Surprisingly, in the small community of Blogatog, MTG players were remarkably receptive to the idea of split tokens. Tumblr user Katyagoncharov, for instance, highlighted that, especially in Limited, there’s no guarantee you’ll open all the tokens you need. “I do think it would be better to have more tokens because usually, in Sealed, I end up running cards I don’t have the tokens for. But I’d prefer it in the form of more double-sided tokens.”
Offering a similar suggestion, Mecharazzmatazzbean highlighted that tokens don’t really need a card back. “maybe making tokens double-faced more often. The back of a token is pretty much used for a secret lair ad, a Friday Night Magic ad, or a magic online ad, which I guess the business end of the operation might not want to get rid of.” Unfortunately, for token-hungry players, the ad card in Draft packs won’t be going anywhere anytime soon. Explaining this decision in the Blogatog FAQ, Mark Rosewater explained stated the following.
“Couldn’t we take off the ad to include a token?Mark Rosewater
As the ads pay for the cards to be there in the first place, no. It would be kind of like asking a magazine to stop running ads because you find the articles more interesting.”
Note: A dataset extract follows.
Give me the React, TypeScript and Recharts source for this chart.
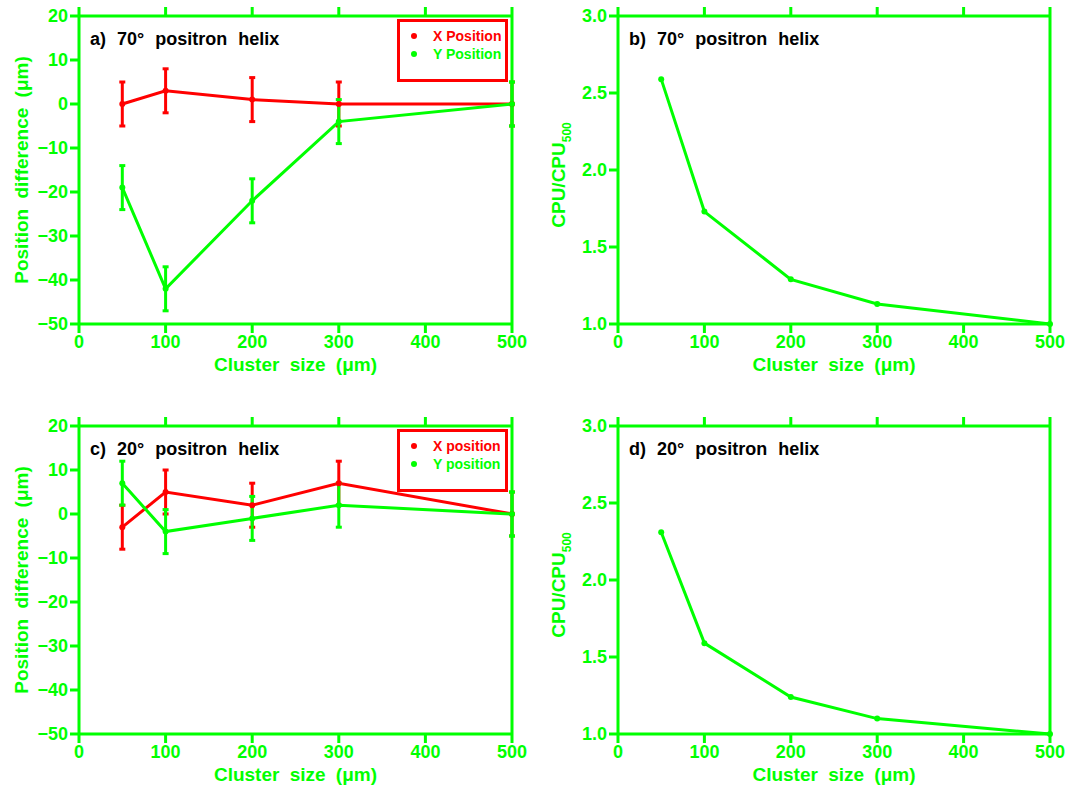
import { ErrorBar, Legend, Line, LineChart, XAxis, YAxis } from "recharts"

const SIZES = [50, 100, 200, 300, 500]

// panel a/c: position difference (um)
const X_DIFF_70 = [0, 3, 1, 0, 0]
const Y_DIFF_70 = [-19, -42, -22, -4, 0]
const X_DIFF_20 = [-3, 5, 2, 7, 0]
const Y_DIFF_20 = [7, -4, -1, 2, 0]
const DIFF_ERR = [5, 5, 5, 5, 5]

// panel b/d: CPU relative to 500um clusters
const CPU_70 = [2.59, 1.73, 1.29, 1.13, 1.0]
const CPU_20 = [2.31, 1.59, 1.24, 1.1, 1.0]

const X_TICKS = [0, 100, 200, 300, 400, 500]
const DIFF_TICKS = [-50, -40, -30, -20, -10, 0, 10, 20]
const CPU_TICKS = [1.0, 1.5, 2.0, 2.5, 3.0]

const GREEN = "#00ff00"
const RED = "#ff0000"
const FONT = "'Liberation Sans', Arial, sans-serif"

const roundDot = (color: string) => (p: any) => (
  <circle key={p.key ?? `${p.cx}-${p.cy}`} cx={p.cx} cy={p.cy} r={3} fill={color} stroke="none" />
)

const hideTick = () => <g />

const axisCommon = {
  stroke: GREEN,
  strokeWidth: 3,
  tickSize: 9,
  tickLine: { stroke: GREEN, strokeWidth: 3 },
}

const tickStyle = { fill: GREEN, fontSize: 18, fontWeight: 700, fontFamily: FONT }

const fmtDiff = (v: number) => (v < 0 ? `\u2212${-v}` : `${v}`)

const xLabel = ({ viewBox }: any) => (
  <text
    x={viewBox.x + viewBox.width / 2}
    y={viewBox.y + 47}
    textAnchor="middle"
    fill={GREEN}
    fontSize={19}
    fontWeight={700}
    fontFamily={FONT}
    wordSpacing={5}
  >
    Cluster size (μm)
  </text>
)

const yLabelDiff = ({ viewBox }: any) => {
  const x = viewBox.x + 19
  const y = viewBox.y + viewBox.height / 2
  return (
    <text
      x={x}
      y={y}
      transform={`rotate(-90 ${x} ${y})`}
      textAnchor="middle"
      fill={GREEN}
      fontSize={19}
      fontWeight={700}
      fontFamily={FONT}
      wordSpacing={5}
    >
      Position difference (μm)
    </text>
  )
}

const yLabelCpu = ({ viewBox }: any) => {
  const x = viewBox.x + 17
  const y = viewBox.y + viewBox.height / 2 + 5
  return (
    <text
      x={x}
      y={y}
      transform={`rotate(-90 ${x} ${y})`}
      textAnchor="middle"
      fill={GREEN}
      fontSize={19}
      fontWeight={700}
      fontFamily={FONT}
    >
      CPU/CPU
      <tspan fontSize={12} dy={6}>
        500
      </tspan>
    </text>
  )
}

const legendBox = (xName: string, yName: string) => () => (
  <div
    style={{
      width: 111,
      height: 63,
      border: `3px solid ${RED}`,
      boxSizing: "border-box",
      fontFamily: FONT,
      fontWeight: 700,
      fontSize: 14,
      paddingTop: 5,
    }}
  >
    {[
      { name: xName, color: RED },
      { name: yName, color: GREEN },
    ].map((e) => (
      <div key={e.name} style={{ display: "flex", alignItems: "center", height: 18, color: e.color }}>
        <svg width={33} height={12}>
          <circle cx={14} cy={6} r={3} fill={e.color} />
        </svg>
        <span>{e.name}</span>
      </div>
    ))}
  </div>
)

interface DiffPanelProps {
  title: string
  xs: number[]
  ys: number[]
  xName: string
  yName: string
  height: number
}

const DiffPanel = ({ title, xs, ys, xName, yName, height }: DiffPanelProps) => {
  const data = SIZES.map((s, i) => ({ size: s, xv: xs[i], xe: DIFF_ERR[i], yv: ys[i], ye: DIFF_ERR[i] }))
  return (
    <LineChart
      width={530}
      height={height}
      data={data}
      margin={{ top: 6, right: 8, left: 9, bottom: height - 324 - 50 }}
    >
      <XAxis xAxisId="b" dataKey="size" type="number" domain={[0, 500]} ticks={X_TICKS} height={50} tickMargin={2} {...axisCommon} tick={tickStyle} label={xLabel} />
      <XAxis xAxisId="t" orientation="top" dataKey="size" type="number" domain={[0, 500]} ticks={X_TICKS} height={10} {...axisCommon} tick={hideTick} />
      <YAxis yAxisId="l" type="number" domain={[-50, 20]} ticks={DIFF_TICKS} width={70} {...axisCommon} tick={tickStyle} tickFormatter={fmtDiff} label={yLabelDiff} />
      <YAxis yAxisId="r" orientation="right" type="number" domain={[-50, 20]} ticks={DIFF_TICKS} width={10} {...axisCommon} tick={hideTick} />
      <Legend layout="vertical" align="center" verticalAlign="middle" wrapperStyle={{ left: 397, top: 19, width: 111 }} content={legendBox(xName, yName)} />
      <Line xAxisId="b" yAxisId="l" dataKey="xv" stroke={RED} strokeWidth={3} dot={roundDot(RED)} isAnimationActive={false}>
        <ErrorBar dataKey="xe" direction="y" width={3} stroke={RED} strokeWidth={3} />
      </Line>
      <Line xAxisId="b" yAxisId="l" dataKey="yv" stroke={GREEN} strokeWidth={3} dot={roundDot(GREEN)} isAnimationActive={false}>
        <ErrorBar dataKey="ye" direction="y" width={3} stroke={GREEN} strokeWidth={3} />
      </Line>
      <text x={90} y={45} fill="#000" fontSize={18} fontWeight={700} fontFamily={FONT} wordSpacing={6}>
        {title}
      </text>
    </LineChart>
  )
}

interface CpuPanelProps {
  title: string
  cpu: number[]
  height: number
}

const CpuPanel = ({ title, cpu, height }: CpuPanelProps) => {
  const data = SIZES.map((s, i) => ({ size: s, cpu: cpu[i] }))
  return (
    <LineChart
      width={541}
      height={height}
      data={data}
      margin={{ top: 6, right: 11, left: 18, bottom: height - 324 - 50 }}
    >
      <XAxis xAxisId="b" dataKey="size" type="number" domain={[0, 500]} ticks={X_TICKS} height={50} tickMargin={2} {...axisCommon} tick={tickStyle} label={xLabel} />
      <XAxis xAxisId="t" orientation="top" dataKey="size" type="number" domain={[0, 500]} ticks={X_TICKS} height={10} {...axisCommon} tick={hideTick} />
      <YAxis yAxisId="l" type="number" domain={[1, 3]} ticks={CPU_TICKS} width={70} {...axisCommon} tick={tickStyle} tickFormatter={(v: number) => v.toFixed(1)} label={yLabelCpu} />
      <YAxis yAxisId="r" orientation="right" type="number" domain={[1, 3]} ticks={CPU_TICKS} width={10} {...axisCommon} tick={hideTick} />
      <Line xAxisId="b" yAxisId="l" dataKey="cpu" stroke={GREEN} strokeWidth={3} dot={roundDot(GREEN)} isAnimationActive={false} />
      <text x={99} y={45} fill="#000" fontSize={18} fontWeight={700} fontFamily={FONT} wordSpacing={6}>
        {title}
      </text>
    </LineChart>
  )
}

export default function App() {
  return (
    <div style={{ position: "absolute", left: 0, top: 0, width: 1071, height: 787, background: "#fff" }}>
      <div style={{ position: "absolute", left: 0, top: 0 }}>
        <DiffPanel title="a) 70° positron helix" xs={X_DIFF_70} ys={Y_DIFF_70} xName="X Position" yName="Y Position" height={395} />
      </div>
      <div style={{ position: "absolute", left: 530, top: 0 }}>
        <CpuPanel title="b) 70° positron helix" cpu={CPU_70} height={395} />
      </div>
      <div style={{ position: "absolute", left: 0, top: 410 }}>
        <DiffPanel title="c) 20° positron helix" xs={X_DIFF_20} ys={Y_DIFF_20} xName="X position" yName="Y position" height={377} />
      </div>
      <div style={{ position: "absolute", left: 530, top: 410 }}>
        <CpuPanel title="d) 20° positron helix" cpu={CPU_20} height={377} />
      </div>
    </div>
  )
}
Since removing ad cards is off the table, reinventing the design of tokens for Draft was a surprisingly popular suggestion. As Tumblr user Makomore pointed out, however, taking scissors to an MTG card probably isn’t an ideal solution. “Scissors, no. Perforation, absolutely. Would love a way to fit more tokens into boosters.” Concurring with this suggestion, Tlblitz commented “Yeah. Going perforated or punchout would shrink token size (making more space) and increase the number of available tokens (also helping with token-heavy board states).”
A Token Solution
While there were a surprising number of players eager for the reinvention of tokens, there were some naysayers. Tumblr user Cptnbg, for instance, stated, “absolutely not, lol. You can use anything for tokens, so if you wanna print some half-size Goblins you can do that. But I like the full-size token cards.” Ultimately, while Cptnbg’s lack of enthusiasm for smaller tokens was an uncommon opinion, they do touch upon an important point.
Outside of major tournaments, tokens are much less strictly regulated than MTG cards themselves. So much so that alters, proxies, and spindown counters are frequently used as tokens within casual and competitive MTG games. Thanks to this attitude, players can always have access to the tokens they need. So long as there’s a pen and paper within reach, of course. Alongside players creating their own tokens, many LGS supply tokens for Draft events, and players can obviously bring their own.
While each of these solutions helps to mitigate the token supply problem, more tokens are never a bad thing. Whether or not split or punch-out tokens become a reality, however, remains to be seen. Previously, MTG players have requested a dedicated Token Station to little avail, so unfortunately, I wouldn’t hold out much hope.